Recently I heard someone comment that “spirit” is the root word of respire; to breath. Inspire, respire, expire, the root of all these words is the latin spiritus which meant/means breathing, spirit, wind or breeze, energy. Isn’t this weird? This sounds so similar to the idea of the Chinese word Qi.
How about the Greek word pneuma? In ancient Greek philosophy and medicine, pneuma is defined as “Air or an all-pervading fiery essence in the air (which today would be identified with oxygen), which was the creative and animating spirit of the universe; drawn into the body through the lungs, it generated and sustained the innate heat in the left ventricle of the heart and was distributed by the arteries to the brain and all parts of the body.“(1)
It’s easy to see the connection between the breath and wind. But spirit? Is that because when people stopped breathing, their “spirit” “left?” They “expired” in more ways than one?
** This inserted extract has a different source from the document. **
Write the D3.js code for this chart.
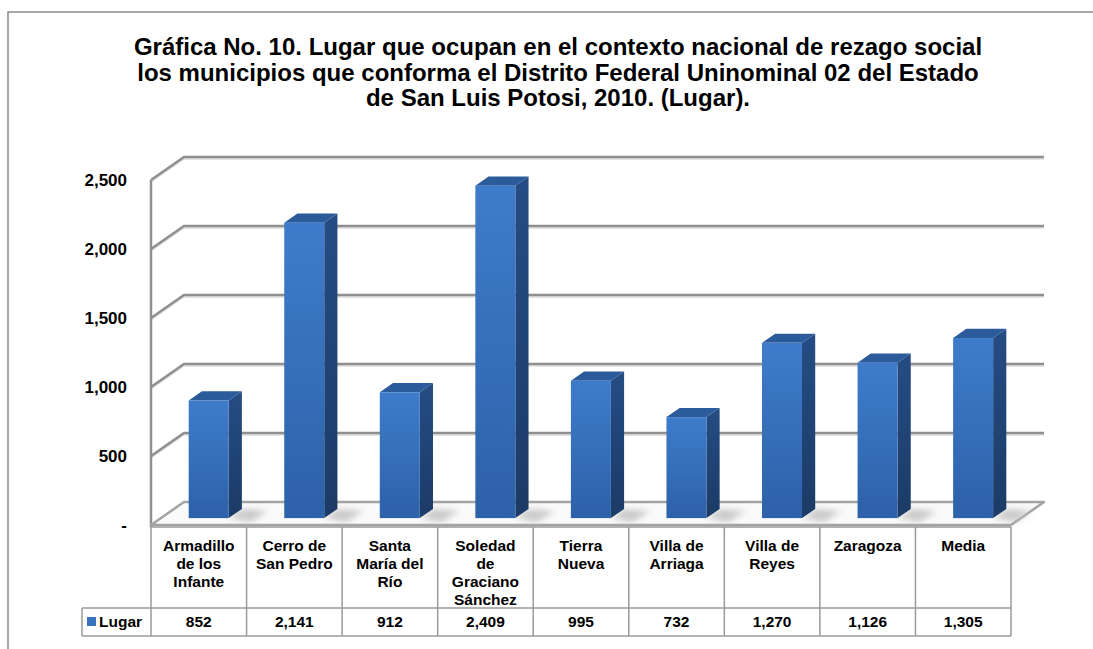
<!DOCTYPE html>
<html><head><meta charset="utf-8">
<script src="https://cdn.jsdelivr.net/npm/d3@7"></script>
<style>body{margin:0;background:#fff}svg{display:block;font-family:"Liberation Sans",Arial,sans-serif}</style>
</head><body><svg width="1093" height="649"></svg>
<script>
const titleLines=["Gráfica No. 10. Lugar que ocupan en el contexto nacional de rezago social","los municipios que conforma el Distrito Federal Uninominal 02 del Estado","de San Luis Potosi, 2010. (Lugar)."];
const categories=["Armadillo\nde los\nInfante","Cerro de\nSan Pedro","Santa\nMaría del\nRío","Soledad\nde\nGraciano\nSánchez","Tierra\nNueva","Villa de\nArriaga","Villa de\nReyes","Zaragoza","Media"];
const values=[852,2141,912,2409,995,732,1270,1126,1305];
const seriesName="Lugar";
const yTicks=[0,500,1000,1500,2000,2500];
const yTickLabels=["-","500","1,000","1,500","2,000","2,500"];
const valueLabels=["852","2,141","912","2,409","995","732","1,270","1,126","1,305"];

const svg=d3.select("svg");
const defs=svg.append("defs");
const fg=defs.append("linearGradient").attr("id","front").attr("x1",0).attr("x2",0).attr("y1",0).attr("y2",1);
fg.append("stop").attr("offset","0%").attr("stop-color","#3e7ccb");
fg.append("stop").attr("offset","100%").attr("stop-color","#2d61a9");
const sg=defs.append("linearGradient").attr("id","side").attr("x1",0).attr("x2",0).attr("y1",0).attr("y2",1);
sg.append("stop").attr("offset","0%").attr("stop-color","#254c84");
sg.append("stop").attr("offset","100%").attr("stop-color","#1c3b66");
const blur=defs.append("filter").attr("id","blur").attr("x","-50%").attr("y","-50%").attr("width","200%").attr("height","200%");
blur.append("feGaussianBlur").attr("stdDeviation",3);

// outer frame
svg.append("path").attr("d","M8,649 L8,12 L1093,12").attr("fill","none").attr("stroke","#8a8a8a").attr("stroke-width",1.5);

// title
svg.append("g").selectAll("text").data(titleLines).join("text")
  .attr("x",558).attr("y",(d,i)=>55+i*25.5).attr("text-anchor","middle")
  .attr("font-size",24).attr("font-weight","bold").attr("fill","#000").text(d=>d);

const x=d3.scaleBand().domain(categories).range([151,1011]);
const y=d3.scaleLinear().domain([0,2500]).range([525,180]);
const DX=33, DY=-23;

// gridlines (back wall + left wall diagonals)
const grid=svg.append("g");
yTicks.filter(t=>t>0).forEach(t=>{
  const yy=y(t);
  grid.append("path").attr("d",`M151,${yy+2} L${151+DX},${yy+DY+2} L${1011+DX},${yy+DY+2}`)
    .attr("fill","none").attr("stroke","#dcdcdc").attr("stroke-width",1.5);
  grid.append("path").attr("d",`M151,${yy} L${151+DX},${yy+DY} L${1011+DX},${yy+DY}`)
    .attr("fill","none").attr("stroke","#8f8f8f").attr("stroke-width",2.5);
});
// left axis
grid.append("line").attr("x1",151).attr("x2",151).attr("y1",y(2500)).attr("y2",y(0)+2)
  .attr("stroke","#8f8f8f").attr("stroke-width",2.5);

// floor
const y0=y(0);
svg.append("path").attr("d",`M151,${y0} L1011,${y0} L${1011+DX},${y0+DY} L${151+DX},${y0+DY} Z`)
  .attr("fill","#fafafa").attr("stroke","#a3a3a3").attr("stroke-width",2.5).attr("stroke-linejoin","round");

// y labels
svg.append("g").selectAll("text").data(yTicks).join("text")
  .attr("x",127).attr("y",(d)=>y(d)+6).attr("text-anchor","end")
  .attr("font-size",17).attr("font-weight","bold").text((d,i)=>yTickLabels[i]);

// bars
const bw=40, f0=0.3, fd=0.4;
const bars=svg.append("g");
categories.forEach((c,i)=>{
  const v=values[i];
  const xl=x(c)+x.bandwidth()/2-bw/2+f0*DX;
  const xr=xl+bw;
  const yb=y(0)+f0*DY;
  const yt=y(v)+f0*DY;
  const ddx=fd*DX, ddy=fd*DY;
  bars.append("path").attr("d",`M${xr},${yb} L${xr+ddx},${yb+ddy} L${xr+ddx+26},${yb+ddy+2} L${xr+22},${yb+4} Z`)
    .attr("fill","#bdbdbd").attr("filter","url(#blur)").attr("opacity",0.8);
  bars.append("path").attr("d",`M${xr},${yb} L${xr+ddx},${yb+ddy} L${xr+ddx},${yt+ddy} L${xr},${yt} Z`).attr("fill","url(#side)");
  bars.append("path").attr("d",`M${xl},${yt} L${xl+ddx},${yt+ddy} L${xr+ddx},${yt+ddy} L${xr},${yt} Z`).attr("fill","#2c5b9c");
  bars.append("rect").attr("x",xl).attr("y",yt).attr("width",bw).attr("height",yb-yt).attr("fill","url(#front)");
});

// data table
const tTop=527, tMid=608, tBot=636, legL=82;
const tbl=svg.append("g").attr("stroke","#9a9a9a").attr("stroke-width",1.5).attr("fill","none");
tbl.append("path").attr("d",`M151,${tTop} L1011,${tTop} M${legL},${tMid} L1011,${tMid} M${legL},${tBot} L1011,${tBot} M${legL},${tMid} L${legL},${tBot}`);
categories.forEach(c=>{
  tbl.append("line").attr("x1",x(c)).attr("x2",x(c)).attr("y1",tTop).attr("y2",tBot);
});
tbl.append("line").attr("x1",1011).attr("x2",1011).attr("y1",tTop).attr("y2",tBot);

const cat=svg.append("g");
categories.forEach((c,i)=>{
  const cx=x(c)+x.bandwidth()/2;
  c.split("\n").forEach((ln,j)=>{
    cat.append("text").attr("x",cx).attr("y",551+j*18).attr("text-anchor","middle")
      .attr("font-size",15.5).attr("font-weight","bold").text(ln);
  });
  cat.append("text").attr("x",cx).attr("y",627).attr("text-anchor","middle")
    .attr("font-size",15.5).attr("font-weight","bold").text(valueLabels[i]);
});
// legend
svg.append("rect").attr("x",87).attr("y",617).attr("width",9).attr("height",9).attr("fill","#3a73c0");
svg.append("text").attr("x",99).attr("y",627).attr("font-size",15.5).attr("font-weight","bold").text(seriesName);
</script></body></html>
It looks like the idea that breath, energy, and spirit were related was not only common in China, but also in western cultures before the scientific revolution. Is this type of belief typical of “iron age” civilizations? The discovery of oxygen in 1774 called into question the existence of some spiritual animating force in air. Scuba divers can dive with a mix of oxygen and nitrogen or even a mix of oxygen and helium. So it looks like oxygen is the essential component of atmospheric air for humans (although too much oxygen is fatal!). If Qi is necessary for life and one type of Qi comes from the air, can we deduce that that particular Qi is oxygen?
I think some practitioners of Chinese medicine in the west believe that “science” dismisses many of its concepts out of hand. But when we realize that Greek pneuma and Latin spiritus are, for the most part, parallels to Chinese qi, we see that the modern scientific viewpoint has evolved out of very similar beginnings. A belief in an animating vital force and humorism.